What you are asked to do: From the listing below, copy only the lines from the line that contains "Clone this chart in matplotlib." to the line that contains "x = np.arange(1, len(sites) + 1)", counting those two lines as part of the copy.

Material for this task:
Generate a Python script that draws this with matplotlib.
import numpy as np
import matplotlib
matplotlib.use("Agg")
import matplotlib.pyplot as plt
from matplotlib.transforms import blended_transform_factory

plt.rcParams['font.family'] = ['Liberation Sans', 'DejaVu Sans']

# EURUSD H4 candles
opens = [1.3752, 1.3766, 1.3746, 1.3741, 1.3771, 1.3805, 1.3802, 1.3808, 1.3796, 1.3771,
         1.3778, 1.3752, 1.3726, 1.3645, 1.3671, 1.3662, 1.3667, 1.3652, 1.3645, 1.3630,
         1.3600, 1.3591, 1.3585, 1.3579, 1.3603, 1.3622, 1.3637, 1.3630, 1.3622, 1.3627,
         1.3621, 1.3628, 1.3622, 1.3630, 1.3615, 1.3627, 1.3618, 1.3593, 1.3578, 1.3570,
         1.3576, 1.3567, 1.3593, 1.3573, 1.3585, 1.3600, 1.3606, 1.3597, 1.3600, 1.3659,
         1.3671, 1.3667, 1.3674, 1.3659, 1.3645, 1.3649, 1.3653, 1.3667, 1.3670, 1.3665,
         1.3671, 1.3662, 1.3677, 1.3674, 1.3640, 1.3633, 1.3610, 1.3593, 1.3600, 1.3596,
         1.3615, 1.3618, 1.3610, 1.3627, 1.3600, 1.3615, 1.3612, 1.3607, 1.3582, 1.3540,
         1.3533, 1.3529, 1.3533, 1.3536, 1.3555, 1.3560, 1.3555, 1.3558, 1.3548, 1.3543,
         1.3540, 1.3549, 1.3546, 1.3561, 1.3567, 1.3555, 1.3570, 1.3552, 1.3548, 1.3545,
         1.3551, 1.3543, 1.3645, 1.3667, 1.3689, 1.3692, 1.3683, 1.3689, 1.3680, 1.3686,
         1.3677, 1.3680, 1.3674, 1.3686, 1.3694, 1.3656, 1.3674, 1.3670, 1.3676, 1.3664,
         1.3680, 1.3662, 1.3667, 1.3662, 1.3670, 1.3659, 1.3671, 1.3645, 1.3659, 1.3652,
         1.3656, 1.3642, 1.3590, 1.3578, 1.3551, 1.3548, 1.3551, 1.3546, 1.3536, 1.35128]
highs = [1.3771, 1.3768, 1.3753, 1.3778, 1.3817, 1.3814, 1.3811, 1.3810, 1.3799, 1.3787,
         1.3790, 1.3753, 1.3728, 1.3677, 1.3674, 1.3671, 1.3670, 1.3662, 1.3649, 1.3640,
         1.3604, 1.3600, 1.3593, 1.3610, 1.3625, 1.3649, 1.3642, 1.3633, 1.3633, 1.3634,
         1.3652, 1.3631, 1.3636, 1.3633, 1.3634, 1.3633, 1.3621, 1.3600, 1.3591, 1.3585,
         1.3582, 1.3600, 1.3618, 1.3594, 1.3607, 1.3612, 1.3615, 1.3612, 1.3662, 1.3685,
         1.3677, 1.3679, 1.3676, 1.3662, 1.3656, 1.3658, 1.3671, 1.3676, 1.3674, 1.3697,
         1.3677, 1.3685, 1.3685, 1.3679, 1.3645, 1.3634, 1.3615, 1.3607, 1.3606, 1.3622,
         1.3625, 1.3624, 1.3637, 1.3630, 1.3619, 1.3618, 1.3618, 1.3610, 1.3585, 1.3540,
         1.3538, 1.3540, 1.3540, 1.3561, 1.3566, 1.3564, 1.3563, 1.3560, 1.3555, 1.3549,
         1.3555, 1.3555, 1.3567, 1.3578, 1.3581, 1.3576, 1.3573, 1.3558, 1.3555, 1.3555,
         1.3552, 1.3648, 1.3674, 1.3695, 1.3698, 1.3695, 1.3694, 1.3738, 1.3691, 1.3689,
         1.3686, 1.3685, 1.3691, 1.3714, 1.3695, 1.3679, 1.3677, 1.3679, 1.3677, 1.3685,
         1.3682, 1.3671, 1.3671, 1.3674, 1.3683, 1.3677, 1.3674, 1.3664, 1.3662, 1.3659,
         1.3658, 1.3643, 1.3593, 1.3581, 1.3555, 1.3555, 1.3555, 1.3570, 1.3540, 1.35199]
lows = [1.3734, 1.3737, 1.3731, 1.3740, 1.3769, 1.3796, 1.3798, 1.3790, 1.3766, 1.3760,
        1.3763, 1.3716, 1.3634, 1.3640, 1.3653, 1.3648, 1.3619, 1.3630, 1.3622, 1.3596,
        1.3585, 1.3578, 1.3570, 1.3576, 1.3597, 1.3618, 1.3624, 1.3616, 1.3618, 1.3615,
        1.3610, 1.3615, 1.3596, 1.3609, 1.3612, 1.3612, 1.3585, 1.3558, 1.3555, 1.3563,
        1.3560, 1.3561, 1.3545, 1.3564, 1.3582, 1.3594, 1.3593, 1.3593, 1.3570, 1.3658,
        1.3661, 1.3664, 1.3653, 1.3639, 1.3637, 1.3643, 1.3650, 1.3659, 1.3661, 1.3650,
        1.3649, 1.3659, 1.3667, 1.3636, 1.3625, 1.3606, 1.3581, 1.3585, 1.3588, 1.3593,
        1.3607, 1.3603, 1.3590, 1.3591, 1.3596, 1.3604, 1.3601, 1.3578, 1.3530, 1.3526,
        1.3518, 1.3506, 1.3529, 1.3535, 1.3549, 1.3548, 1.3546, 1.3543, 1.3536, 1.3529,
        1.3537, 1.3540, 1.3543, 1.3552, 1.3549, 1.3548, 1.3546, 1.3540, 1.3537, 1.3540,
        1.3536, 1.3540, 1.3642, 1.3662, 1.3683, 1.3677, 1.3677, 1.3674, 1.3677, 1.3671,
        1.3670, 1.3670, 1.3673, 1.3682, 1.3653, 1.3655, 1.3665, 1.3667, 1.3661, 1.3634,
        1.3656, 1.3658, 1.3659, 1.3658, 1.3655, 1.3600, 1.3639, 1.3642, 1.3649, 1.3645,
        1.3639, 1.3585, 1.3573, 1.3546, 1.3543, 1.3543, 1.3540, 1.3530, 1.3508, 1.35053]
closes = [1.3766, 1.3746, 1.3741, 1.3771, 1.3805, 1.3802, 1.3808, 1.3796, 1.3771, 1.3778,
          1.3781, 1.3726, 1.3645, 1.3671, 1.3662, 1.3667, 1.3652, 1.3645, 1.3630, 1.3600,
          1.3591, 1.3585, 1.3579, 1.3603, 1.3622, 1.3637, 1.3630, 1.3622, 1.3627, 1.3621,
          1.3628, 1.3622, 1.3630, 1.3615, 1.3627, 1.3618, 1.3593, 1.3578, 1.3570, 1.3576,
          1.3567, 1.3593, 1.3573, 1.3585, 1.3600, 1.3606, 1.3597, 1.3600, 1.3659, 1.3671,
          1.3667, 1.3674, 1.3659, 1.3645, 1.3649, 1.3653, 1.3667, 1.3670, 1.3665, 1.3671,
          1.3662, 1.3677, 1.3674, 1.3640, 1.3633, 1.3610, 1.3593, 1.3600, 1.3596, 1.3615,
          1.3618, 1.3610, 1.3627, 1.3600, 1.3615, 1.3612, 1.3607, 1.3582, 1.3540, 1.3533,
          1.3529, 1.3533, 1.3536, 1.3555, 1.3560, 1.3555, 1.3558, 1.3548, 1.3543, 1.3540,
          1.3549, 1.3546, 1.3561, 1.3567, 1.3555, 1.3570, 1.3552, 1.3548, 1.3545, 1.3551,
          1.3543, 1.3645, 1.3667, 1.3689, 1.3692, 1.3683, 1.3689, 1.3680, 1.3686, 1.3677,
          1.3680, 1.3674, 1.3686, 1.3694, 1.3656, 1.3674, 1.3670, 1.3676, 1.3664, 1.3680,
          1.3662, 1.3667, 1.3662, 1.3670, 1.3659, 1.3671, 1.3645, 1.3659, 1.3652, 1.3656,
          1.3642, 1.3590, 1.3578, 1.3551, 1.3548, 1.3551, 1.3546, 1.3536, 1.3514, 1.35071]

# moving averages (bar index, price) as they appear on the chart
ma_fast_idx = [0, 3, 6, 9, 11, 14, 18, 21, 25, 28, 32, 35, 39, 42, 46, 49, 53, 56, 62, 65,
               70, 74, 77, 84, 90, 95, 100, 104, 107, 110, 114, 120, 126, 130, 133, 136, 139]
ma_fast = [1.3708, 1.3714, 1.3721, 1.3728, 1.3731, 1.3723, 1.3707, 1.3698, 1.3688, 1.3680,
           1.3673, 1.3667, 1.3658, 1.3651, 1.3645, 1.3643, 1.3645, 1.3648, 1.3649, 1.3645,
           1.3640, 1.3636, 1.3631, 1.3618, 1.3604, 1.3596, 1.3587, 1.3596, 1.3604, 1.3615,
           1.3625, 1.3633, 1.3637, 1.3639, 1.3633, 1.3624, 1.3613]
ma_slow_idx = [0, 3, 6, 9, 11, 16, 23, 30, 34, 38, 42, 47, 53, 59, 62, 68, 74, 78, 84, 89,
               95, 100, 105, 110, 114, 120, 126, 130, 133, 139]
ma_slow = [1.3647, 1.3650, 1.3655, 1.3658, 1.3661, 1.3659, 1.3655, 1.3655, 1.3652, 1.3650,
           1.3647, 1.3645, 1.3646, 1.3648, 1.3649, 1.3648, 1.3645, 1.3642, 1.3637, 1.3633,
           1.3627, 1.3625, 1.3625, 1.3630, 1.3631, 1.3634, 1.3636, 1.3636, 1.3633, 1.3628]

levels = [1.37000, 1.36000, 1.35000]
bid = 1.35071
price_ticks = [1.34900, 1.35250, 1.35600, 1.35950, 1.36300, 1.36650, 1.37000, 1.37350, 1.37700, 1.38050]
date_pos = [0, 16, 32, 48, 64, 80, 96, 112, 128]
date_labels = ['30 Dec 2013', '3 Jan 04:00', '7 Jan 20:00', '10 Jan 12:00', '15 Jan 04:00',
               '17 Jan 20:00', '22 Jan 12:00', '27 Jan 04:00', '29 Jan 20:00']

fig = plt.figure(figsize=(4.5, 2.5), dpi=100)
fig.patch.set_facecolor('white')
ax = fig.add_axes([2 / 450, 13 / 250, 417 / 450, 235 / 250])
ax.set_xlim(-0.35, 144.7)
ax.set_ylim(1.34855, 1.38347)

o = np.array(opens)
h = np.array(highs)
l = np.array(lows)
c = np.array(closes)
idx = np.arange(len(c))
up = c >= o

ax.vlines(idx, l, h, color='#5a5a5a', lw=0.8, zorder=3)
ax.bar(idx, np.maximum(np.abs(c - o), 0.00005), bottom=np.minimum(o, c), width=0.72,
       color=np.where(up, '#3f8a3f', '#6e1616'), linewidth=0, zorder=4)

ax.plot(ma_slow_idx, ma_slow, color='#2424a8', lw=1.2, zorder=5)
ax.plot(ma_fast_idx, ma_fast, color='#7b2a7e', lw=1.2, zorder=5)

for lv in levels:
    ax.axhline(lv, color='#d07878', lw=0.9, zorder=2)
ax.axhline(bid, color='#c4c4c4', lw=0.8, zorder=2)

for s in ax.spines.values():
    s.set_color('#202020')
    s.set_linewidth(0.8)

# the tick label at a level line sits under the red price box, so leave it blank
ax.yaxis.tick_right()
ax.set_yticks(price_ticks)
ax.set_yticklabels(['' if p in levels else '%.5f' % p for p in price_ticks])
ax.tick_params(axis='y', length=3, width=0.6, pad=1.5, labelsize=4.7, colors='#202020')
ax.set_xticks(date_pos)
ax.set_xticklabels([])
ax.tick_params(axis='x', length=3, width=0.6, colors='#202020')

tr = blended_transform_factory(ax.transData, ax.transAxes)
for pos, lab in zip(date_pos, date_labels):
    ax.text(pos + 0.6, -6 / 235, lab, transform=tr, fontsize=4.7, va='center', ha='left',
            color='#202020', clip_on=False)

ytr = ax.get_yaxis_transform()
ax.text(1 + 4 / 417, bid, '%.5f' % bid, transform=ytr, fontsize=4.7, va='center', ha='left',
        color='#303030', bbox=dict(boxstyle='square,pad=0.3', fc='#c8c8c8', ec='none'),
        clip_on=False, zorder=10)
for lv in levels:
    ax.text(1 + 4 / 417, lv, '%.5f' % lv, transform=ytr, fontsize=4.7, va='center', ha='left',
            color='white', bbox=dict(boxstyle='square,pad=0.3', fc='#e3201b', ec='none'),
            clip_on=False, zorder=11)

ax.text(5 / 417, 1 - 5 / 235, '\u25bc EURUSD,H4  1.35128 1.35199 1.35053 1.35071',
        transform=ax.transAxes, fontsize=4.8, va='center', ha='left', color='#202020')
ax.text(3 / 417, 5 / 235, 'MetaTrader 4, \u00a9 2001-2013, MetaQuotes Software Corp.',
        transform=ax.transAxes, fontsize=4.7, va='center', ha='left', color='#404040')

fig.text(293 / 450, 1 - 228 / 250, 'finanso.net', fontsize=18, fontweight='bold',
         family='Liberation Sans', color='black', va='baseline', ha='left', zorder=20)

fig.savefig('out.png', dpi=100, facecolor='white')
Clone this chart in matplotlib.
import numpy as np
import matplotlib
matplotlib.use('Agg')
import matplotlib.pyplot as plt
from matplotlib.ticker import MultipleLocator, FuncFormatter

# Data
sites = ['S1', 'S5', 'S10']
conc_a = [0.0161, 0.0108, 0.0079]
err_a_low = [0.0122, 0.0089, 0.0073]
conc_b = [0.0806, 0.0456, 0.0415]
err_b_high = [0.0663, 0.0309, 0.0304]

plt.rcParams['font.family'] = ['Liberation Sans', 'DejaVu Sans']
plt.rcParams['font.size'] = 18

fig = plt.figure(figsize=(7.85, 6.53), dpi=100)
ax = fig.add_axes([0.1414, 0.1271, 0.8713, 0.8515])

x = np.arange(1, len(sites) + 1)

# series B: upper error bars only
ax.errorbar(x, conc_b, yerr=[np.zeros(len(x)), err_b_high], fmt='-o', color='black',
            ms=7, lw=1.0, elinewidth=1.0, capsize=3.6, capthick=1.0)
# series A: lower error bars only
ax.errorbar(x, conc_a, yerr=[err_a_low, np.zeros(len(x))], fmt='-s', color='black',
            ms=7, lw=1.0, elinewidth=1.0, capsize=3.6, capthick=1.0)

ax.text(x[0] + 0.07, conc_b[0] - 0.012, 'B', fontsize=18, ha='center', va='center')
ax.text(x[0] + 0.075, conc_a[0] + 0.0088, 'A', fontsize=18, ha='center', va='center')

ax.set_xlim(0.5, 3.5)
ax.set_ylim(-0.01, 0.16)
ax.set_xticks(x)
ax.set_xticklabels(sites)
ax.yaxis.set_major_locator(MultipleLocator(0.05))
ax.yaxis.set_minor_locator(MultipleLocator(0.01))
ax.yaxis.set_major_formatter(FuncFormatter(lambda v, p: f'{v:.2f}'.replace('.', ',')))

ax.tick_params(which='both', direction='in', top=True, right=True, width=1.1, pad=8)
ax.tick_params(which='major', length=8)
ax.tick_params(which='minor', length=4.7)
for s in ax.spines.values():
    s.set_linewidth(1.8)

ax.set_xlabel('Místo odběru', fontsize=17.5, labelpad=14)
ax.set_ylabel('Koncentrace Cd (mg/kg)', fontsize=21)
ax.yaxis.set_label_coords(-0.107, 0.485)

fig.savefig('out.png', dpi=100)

Task answer:
Clone this chart in matplotlib.
import numpy as np
import matplotlib
matplotlib.use('Agg')
import matplotlib.pyplot as plt
from matplotlib.ticker import MultipleLocator, FuncFormatter

# Data
sites = ['S1', 'S5', 'S10']
conc_a = [0.0161, 0.0108, 0.0079]
err_a_low = [0.0122, 0.0089, 0.0073]
conc_b = [0.0806, 0.0456, 0.0415]
err_b_high = [0.0663, 0.0309, 0.0304]

plt.rcParams['font.family'] = ['Liberation Sans', 'DejaVu Sans']
plt.rcParams['font.size'] = 18

fig = plt.figure(figsize=(7.85, 6.53), dpi=100)
ax = fig.add_axes([0.1414, 0.1271, 0.8713, 0.8515])

x = np.arange(1, len(sites) + 1)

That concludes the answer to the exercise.